One comment read, “No doubt Anant V Joshi is a fab actor but Annu Bhaiya is total emotion. Annu bhaiya ke bina series middle class types relatable hi nahi lagegi.” Another simply said, “How can you change the actor after 4 seasons? We will miss old wale Annu Bhaiyya.”

That last line carries weight. Not just sentiment weight. Because what fans are naming, even if they are not using this language, is the collapse of continuity. In a show where the entire emotional logic depends on accumulated time years of watching the same people age slightly, argue the same arguments slightly differently, grow in ways that feel earned recasting a central character is not a casting decision. It is a break in the story’s internal logic.
Some welcomed the change. A section of the audience noted that Joshi’s work in 12th Fail showed exactly the kind of understated realism Gullak needs, and that a new energy might be what the fifth season requires. That argument is not without merit either.
The Rest of the Family Is Intact
What helps, significantly, is that everything else about Mishra Niwas remains in place. Jameel Khan returns as Santosh Mishra gruff, occasionally infuriating, deeply decent. Geetanjali Kulkarni is back as Shanti, which is probably the single most reassuring piece of news in the entire announcement. Harsh Mayar continues as Aman. Sunita Rajwar as Bittu Ki Mummy and Shivankit Singh Parihar as the voice of the Gullak piggy bank are also expected back in their supporting roles.

The bones of the show are there.

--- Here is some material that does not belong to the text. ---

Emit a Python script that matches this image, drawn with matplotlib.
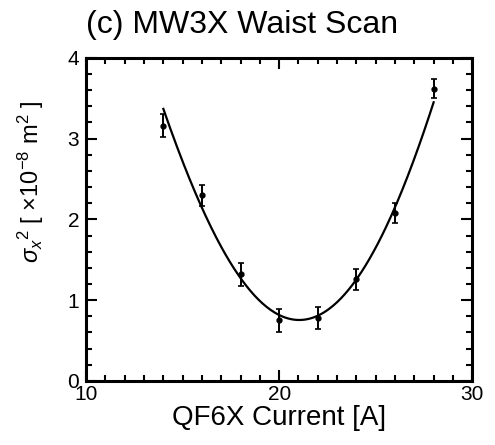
import numpy as np
import matplotlib
matplotlib.use('Agg')
import matplotlib.pyplot as plt
from matplotlib.ticker import MultipleLocator

plt.rcParams['font.family'] = ['Liberation Sans', 'DejaVu Sans']
plt.rcParams['mathtext.fontset'] = 'custom'
plt.rcParams['mathtext.rm'] = 'Liberation Sans'
plt.rcParams['mathtext.it'] = 'Liberation Sans:italic'

# QF6X current [A] and measured sigma_x^2 [1e-8 m^2]
current = [14, 16, 18, 20, 22, 24, 26, 28]
sigma2 = [3.16, 2.30, 1.32, 0.75, 0.78, 1.26, 2.08, 3.62]
sigma2_err = [0.14, 0.13, 0.145, 0.145, 0.135, 0.13, 0.125, 0.115]

# fitted curve
fit_current = [14, 15, 16, 17, 18, 19, 20, 21, 22, 23, 24, 25, 26, 27, 28]
fit_sigma2 = [3.36, 2.72, 2.16, 1.66, 1.26, 0.98, 0.81, 0.76, 0.81, 0.98, 1.27, 1.65, 2.14, 2.74, 3.46]

# smooth the read curve for drawing
coef = np.polyfit(fit_current, fit_sigma2, 4)
xs = np.linspace(fit_current[0], fit_current[-1], 200)
ys = np.polyval(coef, xs)

fig = plt.figure(figsize=(4.95, 4.45), dpi=100)
ax = fig.add_axes([0.174, 0.144, 0.780, 0.726])

ax.plot(xs, ys, color='black', linewidth=1.6)
ax.errorbar(current, sigma2, yerr=sigma2_err, fmt='o', color='black', ms=3.5,
            elinewidth=1.4, capsize=2.5, capthick=1.2)

ax.set_xlim(10, 30)
ax.set_ylim(0, 4)
ax.xaxis.set_major_locator(MultipleLocator(10))
ax.xaxis.set_minor_locator(MultipleLocator(1))
ax.yaxis.set_major_locator(MultipleLocator(1))
ax.yaxis.set_minor_locator(MultipleLocator(0.2))
ax.tick_params(which='both', direction='in', top=True, right=True, labelsize=15, width=1.5)
ax.tick_params(which='major', length=8)
ax.tick_params(which='minor', length=4)
ax.tick_params(axis='x', which='major', pad=3)
ax.tick_params(axis='y', which='major', pad=5)
for s in ax.spines.values():
    s.set_linewidth(2.2)

ax.set_xlabel('QF6X Current [A]', fontsize=20, labelpad=1)
ax.set_ylabel(r'$\sigma_x{}^2$ [ $\times$10$^{-8}$ m$^2$ ]', fontsize=17)
ax.yaxis.set_label_coords(-0.105, 0.615)
ax.set_title('(c) MW3X Waist Scan', fontsize=23, pad=18, loc='left')

fig.savefig('out.png', dpi=100)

The question is whether the new Annu can find a way into the space without the audience spending every scene measuring him against the man he replaced.
What Season 5 Actually Has to Deal With
Narratively, Season 5 inherits some interesting threads. The Mishra family moved to a new apartment by the end of Season 4 a significant change for a show whose physical setting, the old house, the familiar walls, the cramped rooms was practically a character in itself. New apartment, new dynamics, new son. That is a lot of new for a show whose entire power comes from the familiar.

Aman, based on what the teaser and early cast announcements suggest, is expected to be the emotional centre this season. A more grown-up Aman, confident in a way that throws his father slightly that is territory rich with possibility for Jameel Khan and Harsh Mayar to work in.
Still, the Annu thread will define the season’s reception more than anything else. Audiences may eventually accept Anant V Joshi. They might even love him in the role, two or three episodes in, once they stop bracing for difference and start watching what is actually there. That has happened before in long-running shows. It is not impossible.
For now, no specific release date has been confirmed. SonyLIV has the season on its calendar for 2026, and given TVF’s post-production timelines, a second half of the year premiere seems the most likely window.
The piggy bank is being reopened. Some of its memories look different now. But then, that is the thing about Gullak as a show, and as a metaphor. You keep dropping coins in, even when the shape of the opening changes. Because the family is still there. The house still smells the same. And somewhere inside, all those old moments are still rattling around, waiting to surface.
Whether this new season earns its place alongside the others that is a question only the writing and the performances can answer. And for a show that has rarely let its audience down, that is probably enough reason to wait.